-- START Data segment --
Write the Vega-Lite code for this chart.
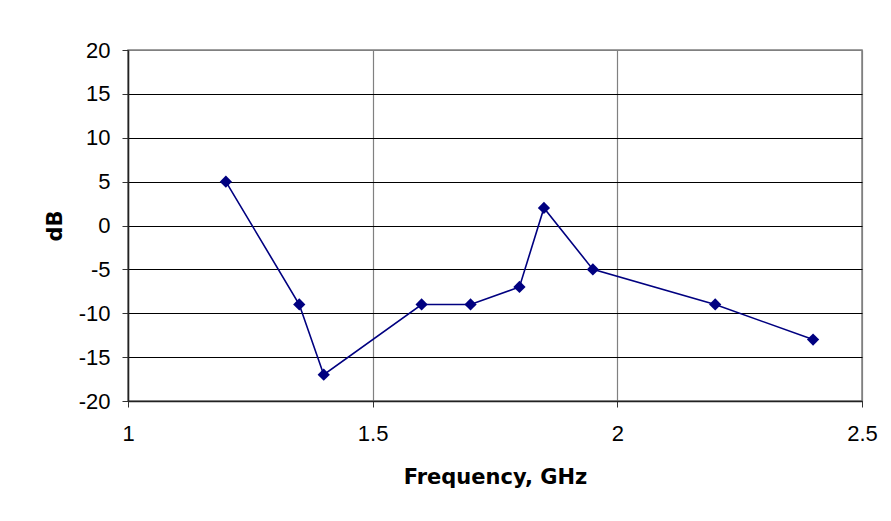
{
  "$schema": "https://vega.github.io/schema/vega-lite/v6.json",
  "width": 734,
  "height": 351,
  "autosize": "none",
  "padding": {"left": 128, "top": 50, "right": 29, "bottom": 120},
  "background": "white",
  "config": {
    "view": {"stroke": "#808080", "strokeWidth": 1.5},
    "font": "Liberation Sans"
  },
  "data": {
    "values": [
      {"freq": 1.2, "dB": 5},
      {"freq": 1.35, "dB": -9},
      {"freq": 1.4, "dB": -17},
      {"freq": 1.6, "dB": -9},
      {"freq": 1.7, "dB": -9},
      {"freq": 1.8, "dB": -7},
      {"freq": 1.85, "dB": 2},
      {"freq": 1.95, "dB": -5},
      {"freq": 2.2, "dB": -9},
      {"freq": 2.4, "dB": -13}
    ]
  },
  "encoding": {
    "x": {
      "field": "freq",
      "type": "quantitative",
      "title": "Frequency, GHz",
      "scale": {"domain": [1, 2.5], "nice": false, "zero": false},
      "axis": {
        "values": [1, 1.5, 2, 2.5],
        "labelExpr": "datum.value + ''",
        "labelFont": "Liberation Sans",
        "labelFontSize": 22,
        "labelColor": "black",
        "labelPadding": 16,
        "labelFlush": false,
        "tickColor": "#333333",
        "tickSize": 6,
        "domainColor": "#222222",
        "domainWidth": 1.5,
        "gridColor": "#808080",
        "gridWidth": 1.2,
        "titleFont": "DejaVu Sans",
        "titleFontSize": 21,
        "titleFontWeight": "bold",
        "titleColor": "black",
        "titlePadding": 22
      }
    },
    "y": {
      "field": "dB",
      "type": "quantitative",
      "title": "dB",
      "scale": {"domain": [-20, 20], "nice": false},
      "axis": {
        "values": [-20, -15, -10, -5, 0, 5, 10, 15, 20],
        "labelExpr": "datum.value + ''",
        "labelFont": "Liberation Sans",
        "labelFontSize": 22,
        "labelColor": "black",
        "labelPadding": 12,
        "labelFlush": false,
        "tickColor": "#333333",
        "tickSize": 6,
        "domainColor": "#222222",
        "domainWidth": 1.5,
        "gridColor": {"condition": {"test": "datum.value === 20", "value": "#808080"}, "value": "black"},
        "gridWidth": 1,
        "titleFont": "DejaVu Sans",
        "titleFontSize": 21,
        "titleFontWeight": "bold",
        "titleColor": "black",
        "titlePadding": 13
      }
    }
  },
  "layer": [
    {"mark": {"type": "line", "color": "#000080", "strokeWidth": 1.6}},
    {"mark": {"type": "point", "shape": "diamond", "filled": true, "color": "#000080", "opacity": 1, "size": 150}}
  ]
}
-- END Data segment --
Exercise directions
All the lines above are to be given again exactly as they read, with the pictures removed.

Reply to the task
Write the Vega-Lite code for this chart.
{
  "$schema": "https://vega.github.io/schema/vega-lite/v6.json",
  "width": 734,
  "height": 351,
  "autosize": "none",
  "padding": {"left": 128, "top": 50, "right": 29, "bottom": 120},
  "background": "white",
  "config": {
    "view": {"stroke": "#808080", "strokeWidth": 1.5},
    "font": "Liberation Sans"
  },
  "data": {
    "values": [
      {"freq": 1.2, "dB": 5},
      {"freq": 1.35, "dB": -9},
      {"freq": 1.4, "dB": -17},
      {"freq": 1.6, "dB": -9},
      {"freq": 1.7, "dB": -9},
      {"freq": 1.8, "dB": -7},
      {"freq": 1.85, "dB": 2},
      {"freq": 1.95, "dB": -5},
      {"freq": 2.2, "dB": -9},
      {"freq": 2.4, "dB": -13}
    ]
  },
  "encoding": {
    "x": {
      "field": "freq",
      "type": "quantitative",
      "title": "Frequency, GHz",
      "scale": {"domain": [1, 2.5], "nice": false, "zero": false},
      "axis": {
        "values": [1, 1.5, 2, 2.5],
        "labelExpr": "datum.value + ''",
        "labelFont": "Liberation Sans",
        "labelFontSize": 22,
        "labelColor": "black",
        "labelPadding": 16,
        "labelFlush": false,
        "tickColor": "#333333",
        "tickSize": 6,
        "domainColor": "#222222",
        "domainWidth": 1.5,
        "gridColor": "#808080",
        "gridWidth": 1.2,
        "titleFont": "DejaVu Sans",
        "titleFontSize": 21,
        "titleFontWeight": "bold",
        "titleColor": "black",
        "titlePadding": 22
      }
    },
    "y": {
      "field": "dB",
      "type": "quantitative",
      "title": "dB",
      "scale": {"domain": [-20, 20], "nice": false},
      "axis": {
        "values": [-20, -15, -10, -5, 0, 5, 10, 15, 20],
        "labelExpr": "datum.value + ''",
        "labelFont": "Liberation Sans",
        "labelFontSize": 22,
        "labelColor": "black",
        "labelPadding": 12,
        "labelFlush": false,
        "tickColor": "#333333",
        "tickSize": 6,
        "domainColor": "#222222",
        "domainWidth": 1.5,
        "gridColor": {"condition": {"test": "datum.value === 20", "value": "#808080"}, "value": "black"},
        "gridWidth": 1,
        "titleFont": "DejaVu Sans",
        "titleFontSize": 21,
        "titleFontWeight": "bold",
        "titleColor": "black",
        "titlePadding": 13
      }
    }
  },
  "layer": [
    {"mark": {"type": "line", "color": "#000080", "strokeWidth": 1.6}},
    {"mark": {"type": "point", "shape": "diamond", "filled": true, "color": "#000080", "opacity": 1, "size": 150}}
  ]
}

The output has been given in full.